XBRL for Newly Public Companies
S-1? Congratulations! Cue the balloons and confetti!
Now that the celebration has been taken care of, there are a few other things that need to be addressed. Once your company goes public, you will have a lot more rules and regulations to keep track of, not to mention numerous reports to prepare and file with the SEC.
You're probably aware that public companies are filing their financial statements and footnotes in XBRL, and you may be wondering how that works. If you haven't previously filed with the SEC, you'll submit your first XBRL filing with your first 10-Q.

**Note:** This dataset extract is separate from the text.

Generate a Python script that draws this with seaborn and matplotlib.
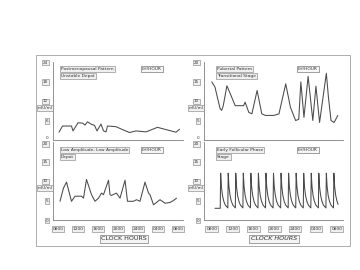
import matplotlib
matplotlib.use("Agg")
import matplotlib.pyplot as plt
import seaborn as sns
from matplotlib.patches import Rectangle

sns.set_theme(style="white")
plt.rcParams["font.family"] = ["DejaVu Sans"]

# ---------------- data ----------------
hour_ticks = [0, 4, 8, 12, 16, 20, 24]
hour_labels = ["0800", "1200", "1600", "2000", "2400", "0400", "0800"]

# top-left: postmenopausal pattern
post_t = [0.2, 0.9, 2.7, 3.0, 4.0, 4.9, 5.4, 5.9, 6.7, 7.3, 7.8, 8.6, 9.1, 9.6, 9.9,
          11.6, 12.9, 14.3, 15.6, 17.6, 19.9, 21.6, 23.6, 24.3]
post_v = [2.4, 4.3, 4.3, 2.8, 5.3, 5.2, 4.6, 5.6, 4.8, 4.5, 2.8, 4.9, 2.8, 2.5, 4.3,
          4.1, 3.2, 2.3, 2.8, 2.5, 3.9, 3.2, 2.4, 3.3]

# top-right: pubertal pattern
pub_t = [0.0, 0.6, 1.6, 1.9, 2.2, 2.9, 3.5, 4.5, 5.5, 6.1, 6.4, 7.1, 7.7, 8.7, 9.6,
         10.3, 11.9, 12.9, 14.2, 15.1, 16.1, 16.7, 17.1, 17.7, 18.5, 19.4, 20.0, 20.7,
         22.0, 22.4, 22.9, 23.5, 24.2]
pub_v = [14.9, 13.6, 8.0, 7.6, 8.8, 13.9, 12.0, 8.8, 8.8, 8.8, 9.7, 7.1, 6.7, 12.7, 6.7,
         6.3, 6.3, 6.7, 14.4, 8.4, 5.0, 5.3, 14.9, 5.8, 16.3, 5.0, 13.8, 4.5,
         17.1, 11.0, 5.0, 4.5, 6.3]

# bottom-left: low amplitude pattern
low_t = [0.4, 1.1, 1.7, 2.7, 3.4, 4.7, 5.1, 5.7, 6.7, 7.4, 8.1, 8.7, 9.1, 10.1, 10.4,
         10.7, 11.7, 12.4, 13.4, 13.9, 15.1, 15.7, 16.4, 17.4, 18.1, 18.4, 19.1, 20.4,
         21.4, 22.4, 23.1, 23.7]
low_v = [4.8, 8.2, 9.7, 4.8, 6.1, 6.1, 5.6, 10.4, 6.5, 4.8, 5.6, 6.9, 6.5, 10.2, 6.5,
         6.3, 6.9, 5.6, 10.2, 4.8, 4.8, 5.2, 4.8, 9.7, 6.9, 6.5, 3.9, 5.2,
         4.3, 4.5, 5.0, 5.6]

# bottom-right: early follicular phase
fol_t = [0.60,
         1.62, 1.70, 1.85, 2.05, 2.30, 2.60,
         3.07, 3.15, 3.30, 3.50, 3.75, 4.05,
         4.52, 4.60, 4.75, 4.95, 5.20, 5.50,
         5.97, 6.05, 6.20, 6.40, 6.65, 6.95,
         7.42, 7.50, 7.65, 7.85, 8.10, 8.40,
         8.87, 8.95, 9.10, 9.30, 9.55, 9.85,
         10.32, 10.40, 10.55, 10.75, 11.00, 11.30,
         11.77, 11.85, 12.00, 12.20, 12.45, 12.75,
         13.22, 13.30, 13.45, 13.65, 13.90, 14.20,
         14.67, 14.75, 14.90, 15.10, 15.35, 15.65,
         16.12, 16.20, 16.35, 16.55, 16.80, 17.10,
         17.57, 17.65, 17.80, 18.00, 18.25, 18.55,
         19.02, 19.10, 19.25, 19.45, 19.70, 20.00,
         20.47, 20.55, 20.70, 20.90, 21.15, 21.45,
         21.92, 22.00, 22.15, 22.35, 22.60, 22.90,
         23.37, 23.45, 23.60, 23.80, 24.05, 24.25]
fol_v = [3.0,
         3.0, 12.0, 8.5, 6.3, 4.8, 3.8,
         3.1, 12.0, 8.5, 6.3, 4.8, 3.8,
         3.1, 12.0, 8.5, 6.3, 4.8, 3.8,
         3.1, 12.0, 8.5, 6.3, 4.8, 3.8,
         3.1, 12.0, 8.5, 6.3, 4.8, 3.8,
         3.1, 12.0, 8.5, 6.3, 4.8, 3.8,
         3.1, 12.0, 8.5, 6.3, 4.8, 3.8,
         3.1, 12.0, 8.5, 6.3, 4.8, 3.8,
         3.1, 12.0, 8.5, 6.3, 4.8, 3.8,
         3.1, 12.0, 8.5, 6.3, 4.8, 3.8,
         3.1, 12.0, 8.5, 6.3, 4.8, 3.8,
         3.1, 12.0, 8.5, 6.3, 4.8, 3.8,
         3.1, 12.0, 8.5, 6.3, 4.8, 3.8,
         3.1, 12.0, 8.5, 6.3, 4.8, 3.8,
         3.1, 12.0, 8.5, 6.3, 4.8, 3.8,
         3.1, 12.0, 8.5, 6.3, 4.8, 4.0]

panel_titles = [("Postmenopausal Pattern", "Unstable Depot"),
                ("Pubertal Pattern", "Transitional Stage"),
                ("Low Amplitude, Low Amplitude", "Depot"),
                ("Early Follicular Phase", "Stage")]
rate_label = "LH/HOUR"
unit_label = "mIU/ml"
x_title = "CLOCK HOURS"

# ---------------- figure ----------------
W, H = 360, 270
fig = plt.figure(figsize=(W / 100, H / 100), dpi=100)
fig.patch.set_facecolor("white")

def fx(x):
    return x / W

def fy(y):
    return 1 - y / H

BOX = dict(boxstyle="square,pad=0.2", fc="#efefef", ec="#7a7a7a", lw=0.4)
LINE = "#4a4a4a"
AX = "#808080"

fig.patches.append(Rectangle((fx(36), fy(246)), fx(350) - fx(36), fy(55) - fy(246),
                             transform=fig.transFigure, fill=False, ec="#a0a0a0", lw=0.6))

panels = [
    (53, 183, 62, 140, (-1.0, 25.0), (0, 24), [0, 6, 12, 18, 24], post_t, post_v, False),
    (204, 343, 62, 140, (-1.5, 25.2), (0, 20), [0, 5, 10, 15, 20], pub_t, pub_v, False),
    (53, 183, 142, 220, (-1.0, 25.0), (0, 20), [0, 5, 10, 15, 20], low_t, low_v, True),
    (204, 343, 142, 220, (-1.5, 25.2), (0, 20), [0, 5, 10, 15, 20], fol_t, fol_v, True),
]

for i, (l, r, t, b, xl, yl, yt, xs, ys, show_x) in enumerate(panels):
    ax = fig.add_axes([fx(l), fy(b), fx(r) - fx(l), fy(t) - fy(b)])
    ax.set_facecolor("none")
    sns.lineplot(x=xs, y=ys, ax=ax, color=LINE, lw=0.75, sort=False, estimator=None)
    ax.set_xlim(*xl)
    ax.set_ylim(*yl)
    for s in ["top", "right"]:
        ax.spines[s].set_visible(False)
    for s in ["left", "bottom"]:
        ax.spines[s].set_color(AX)
        ax.spines[s].set_linewidth(0.6)
    ax.set_yticks(yt)
    ax.set_yticklabels([str(v) for v in yt], fontsize=3.0, color="#333333")
    labs = ax.get_yticklabels()
    for k, lab in enumerate(labs):
        if not (k == 0 and not show_x):
            lab.set_bbox(BOX)
    if not show_x:
        labs[0].set_va("bottom")
    else:
        labs[-1].set_va("top")
    ax.tick_params(axis="y", length=1.5, width=0.4, color=AX, pad=2)
    minor = [k * 1.5 for k in range(17)]
    ax.set_xticks(minor, minor=True)
    ax.tick_params(axis="x", which="minor", length=2, width=0.4, color=AX, direction="in")
    ax.set_xticks(hour_ticks)
    if show_x:
        ax.set_xticklabels(hour_labels, fontsize=3.2, color="#333333", bbox=BOX)
    else:
        ax.set_xticklabels([])
    ax.tick_params(axis="x", which="major", length=0, pad=5)
    ax.set_xlabel("")
    ax.set_ylabel("")

    line1, line2 = panel_titles[i]
    tx = 61 if l < 100 else 217
    ty = t + 7 if not show_x else t + 8
    fig.text(fx(tx), fy(ty), line1, fontsize=3.2, color="#333333", va="center", ha="left", bbox=BOX)
    fig.text(fx(tx), fy(ty + 7), line2, fontsize=3.2, color="#333333", va="center", ha="left", bbox=BOX)
    rx = 152 if l < 100 else 308
    fig.text(fx(rx), fy(ty), rate_label, fontsize=3.2, color="#333333", va="center", ha="center",
             bbox=dict(boxstyle="square,pad=0.3", fc="#f6f6f6", ec="#7a7a7a", lw=0.5))
    ux = l - 8
    uy = t + 46
    fig.text(fx(ux), fy(uy), unit_label, fontsize=3.0, color="#333333", va="center", ha="center", bbox=BOX)

fig.text(fx(124), fy(239), x_title, fontsize=4.6, color="#333333", ha="center", va="center",
         bbox=dict(boxstyle="square,pad=0.25", fc="#f4f4f4", ec="#7a7a7a", lw=0.5))
fig.text(fx(274), fy(239), x_title, fontsize=4.6, color="#333333", ha="center", va="center",
         style="italic", bbox=dict(boxstyle="square,pad=0.25", fc="#f4f4f4", ec="#7a7a7a", lw=0.5))

fig.savefig("out.png", dpi=100)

You may have heard that in the beginning, companies had a phase-in period for their XBRL filings. During this time, companies had a year to file minimally tagged financials—called block tagging—before they started tagging all the amounts in the financials—known as detail tagging. The phase-in period was designed to allow companies time to become comfortable with XBRL and also to allow solution providers to develop products to support these filings.

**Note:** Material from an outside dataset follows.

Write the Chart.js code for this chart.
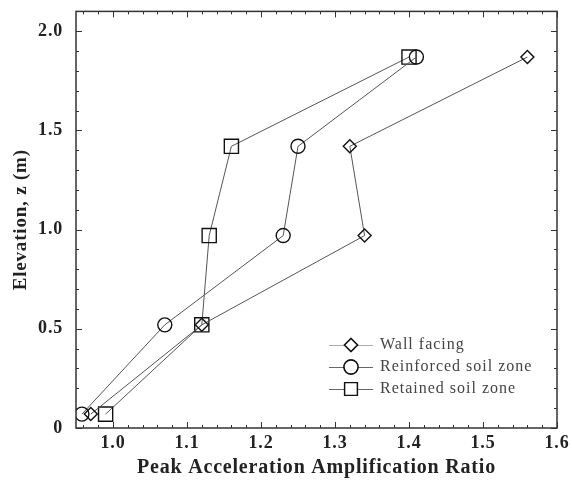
<!DOCTYPE html>
<html>
<head>
<meta charset="utf-8">
<script src="https://cdn.jsdelivr.net/npm/chart.js@4/dist/chart.umd.min.js"></script>
<style>
  html, body { margin: 0; padding: 0; background: #fff; }
  #wrap { width: 572px; height: 487px; }
</style>
</head>
<body>
<div id="wrap"><canvas id="chart"></canvas></div>
<script>
// elevation z (m) of the accelerometers
const elevation = [1.87, 1.42, 0.97, 0.52, 0.07];
// peak acceleration amplification ratio per zone
const wallFacing = [1.56, 1.32, 1.34, 1.12, 0.97];
const reinforcedZone = [1.41, 1.25, 1.23, 1.07, 0.958];
const retainedZone = [1.40, 1.16, 1.13, 1.12, 0.99];
const seriesNames = ['Wall facing', 'Reinforced soil zone', 'Retained soil zone'];

const xTicks = [1.0, 1.1, 1.2, 1.3, 1.4, 1.5, 1.6];
const yTicks = [0, 0.5, 1.0, 1.5, 2.0];
const xMinorStep = 0.02;
const yMinorStep = 0.1;

const serif = "'Liberation Serif', 'DejaVu Serif', serif";

function toPoints(xs) {
    return xs.map((x, i) => ({ x: x, y: elevation[i] }));
}

const styles = [
    { pointStyle: 'rectRot', radius: 6.5 },
    { pointStyle: 'circle', radius: 7 },
    { pointStyle: 'rect', radius: 10 }
];

const datasets = [wallFacing, reinforcedZone, retainedZone].map((vals, i) => ({
    label: seriesNames[i],
    data: toPoints(vals),
    showLine: true,
    borderColor: '#555',
    borderWidth: 1,
    pointStyle: styles[i].pointStyle,
    pointRadius: styles[i].radius,
    pointBorderColor: '#111',
    pointBorderWidth: 1.4,
    pointBackgroundColor: 'rgba(255,255,255,0)'
}));

// wider letter spacing like the scanned figure
const spacing = {
    id: 'spacing',
    beforeDraw(chart) { chart.ctx.letterSpacing = '0.8px'; }
};

// frame, inward ticks and legend inside the plot
const decorations = {
    id: 'decorations',
    afterDraw(chart) {
        const ctx = chart.ctx;
        const a = chart.chartArea;
        const xs = chart.scales.x, ys = chart.scales.y;
        ctx.save();
        ctx.strokeStyle = '#333';
        ctx.lineWidth = 1.5;
        ctx.strokeRect(a.left, a.top, a.right - a.left, a.bottom - a.top);

        ctx.lineWidth = 1;
        ctx.beginPath();
        for (let v = 0.96; v <= xs.max + 1e-9; v += xMinorStep) {
            const major = xTicks.some(t => Math.abs(t - v) < 1e-6);
            const len = major ? 6 : 3;
            const px = Math.round(xs.getPixelForValue(v)) + 0.5;
            ctx.moveTo(px, a.bottom); ctx.lineTo(px, a.bottom - len);
            ctx.moveTo(px, a.top); ctx.lineTo(px, a.top + len);
        }
        for (let v = 0; v <= ys.max + 1e-9; v += yMinorStep) {
            const major = yTicks.some(t => Math.abs(t - v) < 1e-6);
            const len = major ? 6 : 3;
            const py = Math.round(ys.getPixelForValue(v)) + 0.5;
            ctx.moveTo(a.left, py); ctx.lineTo(a.left + len, py);
            ctx.moveTo(a.right, py); ctx.lineTo(a.right - len, py);
        }
        ctx.stroke();

        // legend
        const lx0 = 329, lx1 = 373, tx = 380;
        const rowY = [345, 367, 389];
        ctx.font = '16px ' + serif;
        ctx.letterSpacing = '1px';
        ctx.textBaseline = 'middle';
        ctx.textAlign = 'left';
        chart.data.datasets.forEach((ds, i) => {
            const y = rowY[i];
            ctx.strokeStyle = i === 0 ? '#aaa' : '#666';
            ctx.lineWidth = 1;
            ctx.beginPath();
            ctx.moveTo(lx0, y + 0.5); ctx.lineTo(lx1, y + 0.5);
            ctx.stroke();
            ctx.fillStyle = '#fff';
            ctx.strokeStyle = '#111';
            ctx.lineWidth = 1.4;
            Chart.helpers.drawPoint(ctx, {
                pointStyle: ds.pointStyle,
                radius: i === 2 ? 9 : ds.pointRadius,
                borderWidth: 1.4
            }, (lx0 + lx1) / 2, y);
            ctx.fill();
            ctx.stroke();
            ctx.fillStyle = '#444';
            ctx.fillText(ds.label, tx, y);
        });
        ctx.restore();
    }
};

new Chart(document.getElementById('chart'), {
    type: 'scatter',
    data: { datasets: datasets },
    options: {
        responsive: true,
        maintainAspectRatio: false,
        animation: false,
        layout: { padding: { top: 11, right: 15, left: 0, bottom: 0 } },
        plugins: {
            legend: { display: false },
            tooltip: { enabled: false }
        },
        scales: {
            x: {
                type: 'linear',
                min: 0.95,
                max: 1.6,
                afterBuildTicks: s => { s.ticks = xTicks.map(v => ({ value: v })); },
                afterFit: s => { s.height = 59; s.paddingLeft = 0; s.paddingRight = 0; },
                grid: { display: false, drawTicks: false },
                border: { display: false },
                ticks: {
                    padding: 5,
                    color: '#222',
                    font: { family: serif, size: 18, weight: 'bold' },
                    callback: v => v.toFixed(1)
                },
                title: {
                    display: true,
                    text: 'Peak Acceleration Amplification Ratio',
                    color: '#222',
                    font: { family: serif, size: 20, weight: 'bold' },
                    padding: { top: 0, bottom: 7 }
                }
            },
            y: {
                type: 'linear',
                min: 0,
                max: 2.1,
                afterBuildTicks: s => { s.ticks = yTicks.map(v => ({ value: v })); },
                afterFit: s => { s.width = 76; s.paddingTop = 0; s.paddingBottom = 0; },
                grid: { display: false, drawTicks: false },
                border: { display: false },
                ticks: {
                    padding: 13,
                    color: '#222',
                    font: { family: serif, size: 18, weight: 'bold' },
                    callback: v => v === 0 ? '0' : v.toFixed(1)
                },
                title: {
                    display: true,
                    text: 'Elevation, z (m)',
                    color: '#222',
                    font: { family: serif, size: 19, weight: 'bold' },
                    padding: { top: 10, bottom: 0 }
                }
            }
        }
    },
    plugins: [spacing, decorations]
});
</script>
</body>
</html>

The phase-in period ended in 2012 per Rule 405 of Regulation S-T, paragraph (f). Today all public companies are subject to the full tagging provisions with their first 10-Q.

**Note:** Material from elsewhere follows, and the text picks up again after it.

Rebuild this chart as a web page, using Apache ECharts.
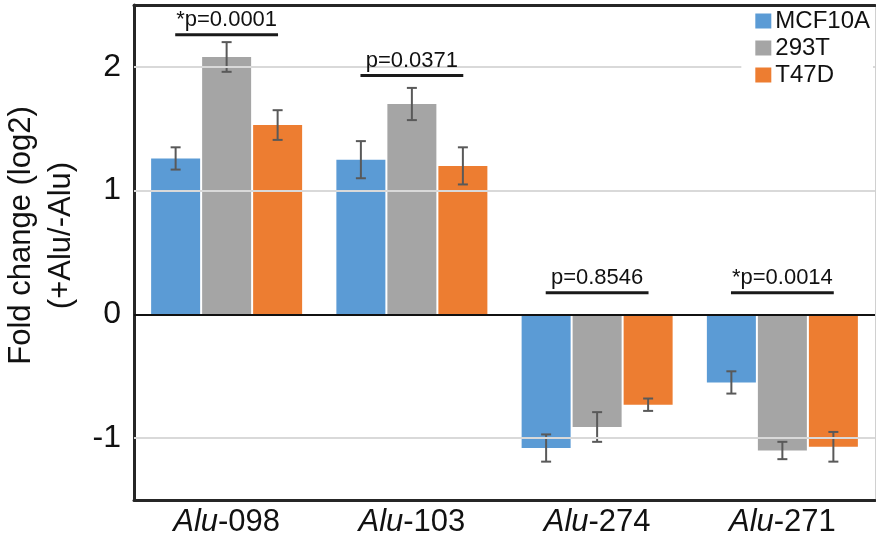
<!DOCTYPE html>
<html>
<head>
<meta charset="utf-8">
<script src="https://cdn.jsdelivr.net/npm/echarts@6/dist/echarts.min.js"></script>
<style>html,body{margin:0;padding:0;background:#fff;}#c{width:876px;height:542px;}</style>
</head>
<body>
<div id="c"></div>
<script>
// ---- data ----
const categories = ['Alu-098', 'Alu-103', 'Alu-274', 'Alu-271'];
const seriesNames = ['MCF10A', '293T', 'T47D'];
const mcf10aValues = [1.26, 1.25, -1.08, -0.55];
const t293Values = [2.08, 1.70, -0.91, -1.10];
const t47dValues = [1.53, 1.20, -0.73, -1.07];
const mcf10aErrors = [0.09, 0.15, 0.11, 0.09];
const t293Errors = [0.12, 0.13, 0.12, 0.07];
const t47dErrors = [0.12, 0.15, 0.05, 0.12];
const pLabels = ['*p=0.0001', 'p=0.0371', 'p=0.8546', '*p=0.0014'];
const pLineLevels = [2.26, 1.93, 0.175, 0.175];
const gridLevels = [-1, 1, 2];
const yTickLabels = ['-1', '0', '1', '2'];

// ---- styles ----
const FONT = 'Liberation Sans, Arial, sans-serif';
const colors = ['#5B9BD5', '#A5A5A5', '#ED7D31'];
const BAR_W = 49;
const BAR_GAP_PX = 2;

const chart = echarts.init(document.getElementById('c'), null, {renderer: 'canvas'});

const valueSets = [mcf10aValues, t293Values, t47dValues];
const errorSets = [mcf10aErrors, t293Errors, t47dErrors];

function errRenderer(k) {
  return function (params, api) {
    const idx = api.value(0);
    const v = api.value(1), e = api.value(2);
    const x = api.coord([idx, 0])[0] + (k - 1) * (BAR_W + BAR_GAP_PX);
    const yHi = api.coord([idx, v + e])[1];
    const yLo = api.coord([idx, v - e])[1];
    const st = {stroke: '#595959', lineWidth: 2};
    return {
      type: 'group',
      children: [
        {type: 'line', shape: {x1: x, y1: yHi, x2: x, y2: yLo}, style: st},
        {type: 'line', shape: {x1: x - 5, y1: yHi, x2: x + 5, y2: yHi}, style: st},
        {type: 'line', shape: {x1: x - 5, y1: yLo, x2: x + 5, y2: yLo}, style: st}
      ]
    };
  };
}

function pRenderer(params, api) {
  const idx = api.value(0);
  const lvl = api.value(1);
  const c = api.coord([idx, lvl]);
  const band = api.size([1, 0])[0];
  const half = band * 0.555 / 2;
  return {
    type: 'group',
    children: [
      {type: 'line', shape: {x1: c[0] - half, y1: c[1], x2: c[0] + half, y2: c[1]},
       style: {stroke: '#1a1a1a', lineWidth: 3}},
      {type: 'text', x: c[0], y: c[1] - 4,
       style: {text: pLabels[idx], fill: '#111', font: '22px ' + FONT, textAlign: 'center', textVerticalAlign: 'bottom'}}
    ]
  };
}

const series = [];
// gridlines (behind bars)
series.push({
  type: 'line', data: [], z: 1, silent: true,
  markLine: {
    silent: true, symbol: 'none', label: {show: false},
    lineStyle: {color: '#d9d9d9', width: 2, type: 'solid'},
    data: gridLevels.map(g => ({yAxis: g}))
  }
});
seriesNames.forEach((name, k) => {
  series.push({
    name: name, type: 'bar', data: valueSets[k], barWidth: BAR_W, barGap: (BAR_GAP_PX / BAR_W * 100) + '%',
    itemStyle: {color: colors[k]}, z: 2
  });
});
// zero line
series.push({
  type: 'line', data: [], z: 3, silent: true,
  markLine: {
    silent: true, symbol: 'none', label: {show: false},
    lineStyle: {color: '#111', width: 2, type: 'solid'},
    data: [{yAxis: 0}]
  }
});
seriesNames.forEach((name, k) => {
  series.push({
    type: 'custom', z: 4, silent: true,
    renderItem: errRenderer(k),
    encode: {x: 0, y: 1},
    data: categories.map((c, i) => [i, valueSets[k][i], errorSets[k][i]])
  });
});
series.push({
  type: 'custom', z: 5, silent: true,
  renderItem: pRenderer,
  encode: {x: 0, y: 1},
  data: categories.map((c, i) => [i, pLineLevels[i]])
});

const option = {
  animation: false,
  backgroundColor: '#fff',
  textStyle: {fontFamily: FONT},
  grid: {left: 134, right: 1, top: 5, bottom: 42, containLabel: false, outerBoundsMode: 'none'},
  legend: {
    data: seriesNames, orient: 'vertical', right: 3, top: 9, z: 10, zlevel: 1,
    icon: 'rect', itemWidth: 16, itemHeight: 15, itemGap: 3,
    backgroundColor: '#fff', padding: [0, 3, 26, 14],
    textStyle: {fontSize: 24, color: '#111', fontFamily: FONT, padding: [0, 0, 0, -1]},
    selectedMode: false
  },
  xAxis: [{
    type: 'category', data: categories, position: 'bottom',
    axisLine: {onZero: false, lineStyle: {color: '#262626', width: 3}},
    axisTick: {show: false},
    axisLabel: {
      interval: 0, margin: 7, fontSize: 31, color: '#111', fontFamily: FONT,
      formatter: v => { const p = v.split('-'); return '{i|' + p[0] + '}-' + p[1]; },
      rich: {i: {fontStyle: 'italic', fontSize: 31, color: '#111', fontFamily: FONT}}
    }
  }, {
    type: 'category', data: categories, position: 'top',
    axisLine: {onZero: false, lineStyle: {color: '#262626', width: 3}},
    axisTick: {show: false}, axisLabel: {show: false}
  }],
  yAxis: [{
    type: 'value', min: -1.5, max: 2.5, interval: 0.5, position: 'left',
    axisLine: {show: true, onZero: false, lineStyle: {color: '#262626', width: 3}},
    axisTick: {show: false},
    splitLine: {show: false},
    axisLabel: {
      margin: 13, fontSize: 32, color: '#111', fontFamily: FONT,
      formatter: v => (yTickLabels.indexOf(String(v)) >= 0 ? String(v) : '')
    },
    name: 'Fold change (log2)\n(+Alu/-Alu)',
    nameLocation: 'middle', nameRotate: 90, nameGap: 42,
    nameTextStyle: {fontSize: 31, color: '#111', fontFamily: FONT, lineHeight: 40, padding: [0, 0, 0, 34]}
  }, {
    type: 'value', min: -1.5, max: 2.5, interval: 0.5, position: 'right',
    axisLine: {show: true, onZero: false, lineStyle: {color: '#d0d0d0', width: 1}},
    axisTick: {show: false}, axisLabel: {show: false}, splitLine: {show: false}
  }],
  series: series
};
chart.setOption(option);
</script>
</body>
</html>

Don't panic! There is good news.
If you need it, you are entitled to a 30-day grace period for your first XBRL filing. However, if you take advantage of this grace period, don't forget that the XBRL exhibit would then need to be filed on an amended 10-Q, or 10-Q/A due to Rule 405 of Regulation S-T, paragraph (a).
So what does this mean for you? If there are mistakes in your XBRL data, you could be subject to additional review by the SEC on your entire filing. With added pressure on the SEC to improve the quality of the data, an increase in comment letters is expected over the next year. As a result, the quality of your XBRL is more important than ever.